Special Report:   2008 NPC & CPPCC sessions

China will maintain stable export growth and FDI inflow this year. That was the message from a press conference held by the Ministry of Commerce on the sidelines of the ongoing NPC sessions.

Chen Deming, Commerce Minister
Chen Deming, Commerce Minister

Minister Chen Deming told the press that a sharp slowdown in annual export growth in February to six and a half percent was the result of weaker demand due to the subprime credit crisis, the Lunar New Year holiday and government policies to weed out low-end exporters.

Chen Deming, Commerce Minister said "The impact will be temporary. Looking at the year as a whole, we can still expect steady growth in foreign trade. But we will continue to work to improve the export structure and increase imports. We are not purposely seeking trade deficits with other countries."

FDI into China has seen robust growth in the first two months. Minister Chen said that reflects investor confidence in China's improving investment environment.

Chen Deming said "China remains one of the best places to invest in the world. Last year, we had quite a few new laws and regulations concerning foreign investments, like the new Corporate Income Law. That did not reflect a change in our policy toward foreign companies. And the facts show that did not slow down the inflow of FDI."
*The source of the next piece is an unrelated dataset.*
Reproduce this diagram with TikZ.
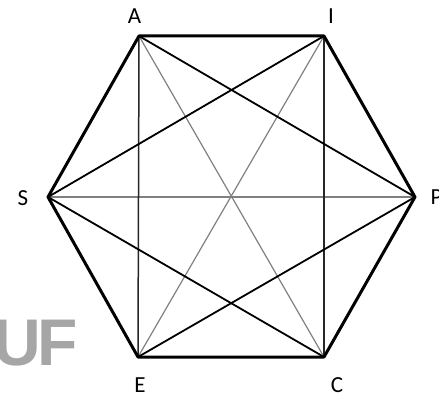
\documentclass[tikz,border=0pt]{standalone}
\usepackage{fontspec}
\setmainfont{Carlito}
\newfontfamily\uffont{Liberation Sans}
\begin{document}
\begin{tikzpicture}[x=1pt,y=-1pt,
  vlabel/.style={font=\fontsize{23}{23}\selectfont, inner sep=0pt, text depth=0pt},
  edgeline/.style={line width=3pt, line join=round, line cap=round},
  shortdiag/.style={line width=1.8pt, black},
  vertline/.style={line width=1.5pt, black!85},
  longdiag/.style={line width=1.2pt, black!50}]
\useasboundingbox (0,0) rectangle (439,398);
\coordinate (A) at (139,36);
\coordinate (I) at (324,36);
\coordinate (P) at (415,197);
\coordinate (C) at (324,357);
\coordinate (E) at (138,357);
\coordinate (S) at (48,197);
% labels
\node[vlabel] (lA) at (134.5,16) {A};
\node[vlabel] (lI) at (331,16) {I};
\node[vlabel, anchor=west] (lP) at (430.5,197) {P};
\node[vlabel] (lC) at (337,385) {C};
\node[vlabel] (lE) at (140,385) {E};
\node[vlabel] (lS) at (23,198) {S};
\node[anchor=base east, inner sep=0pt, text=black!35,
  font=\uffont\bfseries\fontsize{66}{66}\selectfont] (uf) at (78,365) {U\kern-4pt F};
% long diagonals
\draw[longdiag] (A) -- (C);
\draw[longdiag] (I) -- (E);
\draw[longdiag] (S) -- (P);
% verticals
\draw[vertline] (A) -- (E);
\draw[vertline] (I) -- (C);
% short diagonals
\draw[shortdiag] (A) -- (P);
\draw[shortdiag] (I) -- (S);
\draw[shortdiag] (S) -- (C);
\draw[shortdiag] (E) -- (P);
% hexagon
\draw[edgeline] (A) -- (I) -- (P) -- (C) -- (E) -- (S) -- cycle;
\end{tikzpicture}
\end{document}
In regards to inflation pressure, Minister Chen said the government has the confidence and ability to ensure market demand, thus controlling price hikes. He predicts CPI will remain high but steady in the first half of this year and then decline. He said the government target of 4.8 percent CPI growth for 2008 was within reach.

Foreign trade remains a powerful driver for the Chinese economy. And as a large exporter in the world, China now prefers balanced trade. In addition to expanding imports, the country is also encouraging outbound investments. Meanwhile China says its opening-up policy will remain unchanged.